The specialists would all focus on a single component. One man, in his own workshop, would craft mainsprings and nothing else. Another man, again in his own workshop, would fit the hairspring to the balance and nothing else. Neither of these men would be capable of doing the other’s work. In Switzerland, this division of labour was known as the établissage system. A watchmaker who works according to this system is known as an établisseur.

Mechanised manufacturing

In the mid-19th century, American manufacturers entered the watchmaking industry. They introduced a mechanised system of manufacture. This allowed high volumes of components to be produced with consistent quality. The result was reliable, accurate timepieces available in large numbers and at affordable prices. The Swiss manufacturers were quick to follow suit, with the English watchmakers lagging behind. The mechanised system allowed manufacturers to produce blank frames, or ébauches, as they were known in Switzerland. Ébauche movements are essentially unbranded movements that are sold to watchmakers for finishing. The watchmakers would then embellish the movement by polishing or branding and assembling the components. They would then fit them into a pocket watch case and sell them to the unsuspecting public, who thought they were buying directly from the watchmaker.

Antique pocket watch. The watchmaker was Longines, but is was retailed by Camerer Kuss.
Antique pocket watch with a Longines movement, but retailed by Camerer Kuss.


The term watchmaker becomes even murkier when we start considering the high street retailers. The shops that sold watches to the public often used the term “watchmaker” to impress their customers. The vast majority of these establishments never actually made watches, or if they did it was a long time in the past. The terms are still used today by high street retailers as a marketing ploy. The retailers ordered their watches from the watchmaker with the retailer’s brand printed on the dial and sometimes engraved on the movement.

The perfect example of such a retailer is Fattorini & Sons from a post I have written recently. Sometimes it is possible to discover who made the ébauche by looking for markings on the pillar plate. The pillar plate sits underneath the dial and cannot be seen without dismantling the watch. This is unlikely to be done by anyone without specialist skills and tools.

We end up with three definitions of a watchmaker. Each term becomes more tenuous as it moves further from the original. In the 16th and 17th centuries, the term referred to a craftsman who created an entire watch by hand. It changes as we move into the 18th and 19th centuries. The term now refers to the person who collects the watch components from dozens of specialist craftsmen and oversees the assembly. Finally, we have the high street retailers who merely marketed themselves as watchmakers. Therefore the definition of a watchmaker is varied.

Related content

A list of additional posts regarding antique watches can be found on the Guides page.


  1. Carl Carl

    I have a watch with J W Benson, London and Swiss Made on the dial. Can you please tell me who made the watch?

    • Jason Jason

      Hi Carl, JW Benson made some of their own watches in their early days. However, they moved into retail and sold good quality Swiss Made watches using the JW Benson brand, your watch is most likely a Revue Thommen or Cyma watch.
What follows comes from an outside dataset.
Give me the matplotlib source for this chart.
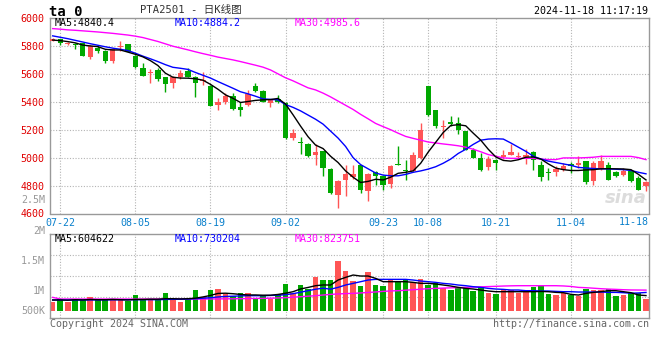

Thanks for commenting, Jason.

  2. Bernard Bernard

    Thanks for the post. I always assumed that the name on the dial indicated the watchmaker who actually manufactured the watch. Clearly not so!

  3. Gary Gary

    Interesting, I always thought the name on the dial was the maker of the watch, I stand corrected. I have an antique watch which is a family heirloom from the 1920s, it has J W Benson, London, Swiss Made on the dial, who was the likely watchmaker? Is it likely to be worth very much, not that I would ever sell it. Thanks.